The battle lines are drawn in the trade war with China, and President Donald Trump can expect little support from the high tech and financial sectors or the economics profession. They argue the U.S. is doing quite well.
Donald Trump has lifted growth to 2.9% a year but that compares poorly with China, whose superior performance can no longer be written off as that of a developing country playing catch up.
Beneath the modern theory of free trade lurks an assumption that economists are disinclined to discuss — the textbook theorem assumes balanced trade accomplished through a reciprocal reduction of trade barriers and market-determined exchange rates. We haven’t had an overabundance of those with our three biggest competitors — Japan, Germany and most of all China.
Consequently, America’s trade deficit will exceed $675 billion in 2018, and about 60% is with China. This situation creates winners and some big losers—mostly, Middle Americans whose jobs are displaced by imports but are not re-employed to make exports.
West Coast high-tech executives who get rich shipping manufacturing jobs and technology to China, New York bankers who cut the deals to finance the process, and academic economists tell us lower-priced Chinese goods help us live better by consuming more. They soft peddle the massive foreign borrowing necessary to finance the deficit that will soon leave the country vulnerable to a financial meltdown similar to those that crippled Greece, Spain and many others.
China’s mercantilist tactics are well documented: high tariffs, subsidies and various restrictions on foreign investment including mandatory joint-venture requirements. Those encourage U.S. companies to move factories and transfer technology. Beijing has targeted a succession of U.S. industries — for example, aluminum, autos and solar panels.
Trump plans to levy tariffs on $50 to $150 billion on goods from China. However, China sends the United States more than $500 billion in goods but the United States ships less $150 billion the other way. In a tit-for-tat faceoff, China could virtually wipe out all of U.S. exports while maintaining access for most of its shipments to the United States.
The Chinese have indicated no appetite for real negotiations on U.S. grievances. They are strenuously resisting negotiations to draft a plan to reduce the bilateral imbalance by $200 billion as requested by the Trump administration or to curtail a planned $300 billion in new subsidies to upgrade advanced technology industries.
President Xi Jinping has floated speeding reforms in the insurance and financial sectors and lifting joint- venture requirements in the auto sector. Regarding the former, we have heard those promises before only to be disappointed by Beijing’s backsliding after the crisis has passed.

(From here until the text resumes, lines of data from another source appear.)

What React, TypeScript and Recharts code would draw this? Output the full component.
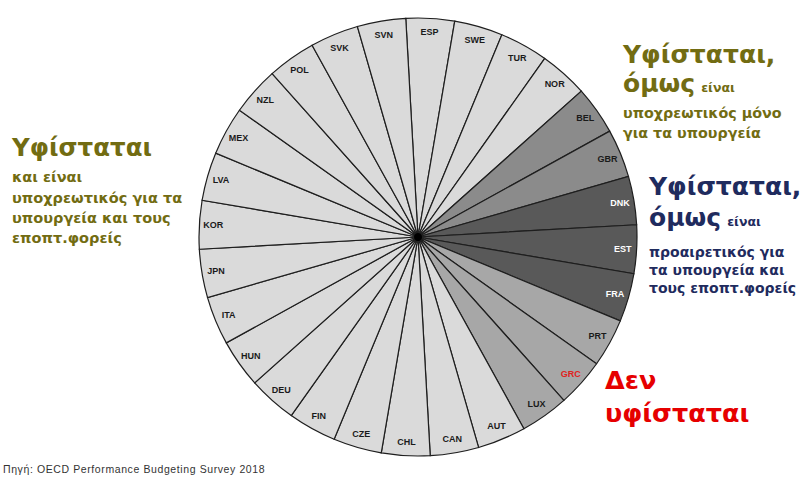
import { PieChart, Pie, Cell } from 'recharts';

// countries clockwise, starting with the slice just left of twelve o'clock
const countries = [
  'ESP', 'SWE', 'TUR', 'NOR', 'BEL', 'GBR', 'DNK', 'EST', 'FRA', 'PRT',
  'GRC', 'LUX', 'AUT', 'CAN', 'CHL', 'CZE', 'FIN', 'DEU', 'HUN', 'ITA',
  'JPN', 'KOR', 'LVA', 'MEX', 'NZL', 'POL', 'SVK', 'SVN',
];

// M = mandatory for ministries + agencies, O = mandatory only for ministries,
// P = optional, N = does not exist
const status = [
  'M', 'M', 'M', 'M', 'O', 'O', 'P', 'P', 'P', 'N',
  'N', 'N', 'M', 'M', 'M', 'M', 'M', 'M', 'M', 'M',
  'M', 'M', 'M', 'M', 'M', 'M', 'M', 'M',
];

const statusFill: Record<string, string> = {
  M: '#dadada',
  O: '#8b8b8b',
  P: '#595959',
  N: '#a7a7a7',
};

const highlight = 'GRC';

const data = countries.map((name, i) => ({ name, value: 1, status: status[i] }));
const hub = [{ name: 'hub', value: 1 }];

const CX = 413;
const CY = 232;
const R = 219;
const RADIAN = Math.PI / 180;

const renderLabel = (props: any) => {
  const { cx, cy, midAngle, name, payload } = props;
  const r = 205;
  const x = cx + r * Math.cos(-midAngle * RADIAN);
  const y = cy + r * Math.sin(-midAngle * RADIAN);
  const st = payload?.status ?? props.status;
  const fill = name === highlight ? '#e0221c' : st === 'P' ? '#ffffff' : '#1a1a1a';
  return (
    <text
      x={x}
      y={y}
      fill={fill}
      textAnchor="middle"
      dominantBaseline="central"
      fontSize={9}
      fontWeight="bold"
      fontFamily="Liberation Sans, Arial, sans-serif"
    >
      {name}
    </text>
  );
};

const noteFont = 'DejaVu Sans, Verdana, sans-serif';
const OLIVE = '#726c12';
const NAVY = '#1f2b5e';
const RED = '#e60000';

export default function App() {
  return (
    <div style={{ position: 'absolute', left: 0, top: 0, width: 807, height: 478, background: '#fff' }}>
      <PieChart width={807} height={478}>
        <Pie
          data={data}
          dataKey="value"
          cx={CX}
          cy={CY}
          innerRadius={0}
          outerRadius={R}
          startAngle={93.2}
          endAngle={-266.8}
          stroke="#1e1e1e"
          strokeWidth={1.2}
          label={renderLabel}
          labelLine={false}
          isAnimationActive={false}
        >
          {data.map((d, i) => (
            <Cell key={`cell-${i}`} fill={statusFill[d.status]} />
          ))}
        </Pie>
        <Pie
          data={hub}
          dataKey="value"
          cx={CX}
          cy={CY}
          outerRadius={4}
          fill="#000"
          stroke="none"
          isAnimationActive={false}
        />
      </PieChart>

      <svg width={807} height={478} style={{ position: 'absolute', left: 0, top: 0, pointerEvents: 'none' }}>
        <g fontFamily={noteFont} fontWeight="bold">
          {/* left */}
          <g fill={OLIVE}>
            <text x={12} y={156} fontSize={24.5}>Υφίσταται</text>
            <text x={12} y={182} fontSize={14.5}>και είναι</text>
            <text x={12} y={203} fontSize={14.5}>υποχρεωτικός για τα</text>
            <text x={12} y={223} fontSize={14.5}>υπουργεία και τους</text>
            <text x={12} y={243} fontSize={14.5}>εποπτ.φορείς</text>
          </g>
          {/* top right */}
          <g fill={OLIVE}>
            <text x={623} y={63} fontSize={25}>Υφίσταται,</text>
            <text x={623} y={92}>
              <tspan fontSize={25}>όμως</tspan>
              <tspan fontSize={12.5} dx={6}>είναι</tspan>
            </text>
            <text x={623} y={118} fontSize={14.3}>υποχρεωτικός μόνο</text>
            <text x={623} y={138} fontSize={14.3}>για τα υπουργεία</text>
          </g>
          {/* middle right */}
          <g fill={NAVY}>
            <text x={649} y={195} fontSize={25}>Υφίσταται,</text>
            <text x={649} y={226}>
              <tspan fontSize={25}>όμως</tspan>
              <tspan fontSize={12.5} dx={6}>είναι</tspan>
            </text>
            <text x={649} y={257} fontSize={14}>προαιρετικός για</text>
            <text x={649} y={275} fontSize={14}>τα υπουργεία και</text>
            <text x={649} y={293} fontSize={14}>τους εποπτ.φορείς</text>
          </g>
          {/* bottom right */}
          <g fill={RED}>
            <text x={605} y={389} fontSize={25.5}>Δεν</text>
            <text x={605} y={422} fontSize={25.5}>υφίσταται</text>
          </g>
        </g>
        <text
          x={3}
          y={473}
          fontSize={10.5}
          letterSpacing={0.6}
          fill="#333"
          fontFamily="Liberation Sans, Arial, sans-serif"
        >
          Πηγή: OECD Performance Budgeting Survey 2018
        </text>
      </svg>
    </div>
  );
}
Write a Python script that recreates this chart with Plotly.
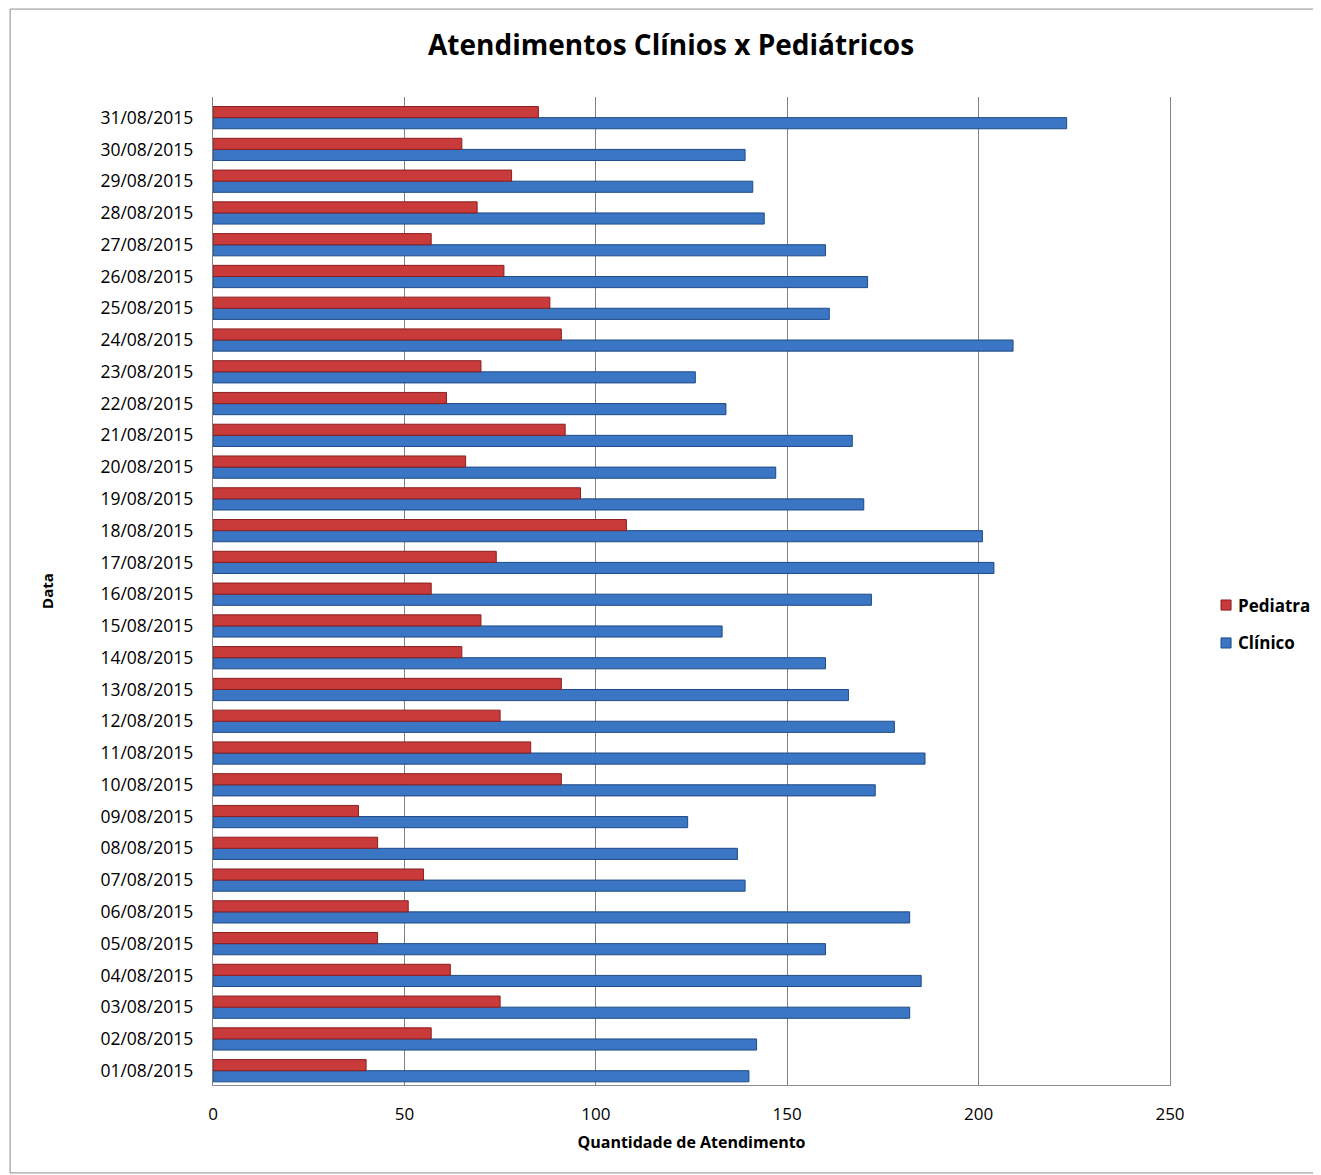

U.S. auto companies would face considerable difficulties extricating themselves from established joint ventures. And the Chinese have likely already obtained what they need — they appear to be leading in the race to develop affordable electric vehicles and critical battery technologies.
Now China is setting its sights on displacing American leadership in the industries that will drive global growth and define advantages in national security over the next quarter century — artificial intelligence, advanced microprocessors and the internet.
State guidance, support, and preferences for domestic firms are deeply imbedded in the culture of China’s ruling oligarchy and concessions made in one area — for example, compulsory joint ventures — can easily be replaced by providing subsidies and exerting other levers on foreign firms — for example, extracting concessions through antitrust reviews during the endless rounds of merger and acquisitions that characterize the high-tech industry.
As China has no interest in reforming its mercantilist policies, the United States should require licenses for Americans to import Chinese goods. Exporters could be issued resalable import permits equal to the value of their sales in the Middle Kingdom. Those wishing to purchase items from China would then bid for those.
Any Chinese retaliation against U.S. exports would only reduce licenses for Americans to purchase Chinese products. Unlike a tariff, the revenue generated, by going to U.S. exporters, would serve to promote sales of U.S. products abroad.
This could be phased in by at first issuing import licenses of somewhat greater value than exports and gradually reducing those to parity over three to five years. And, it would challenge the Europeans, NAFTA allies and others to do the same.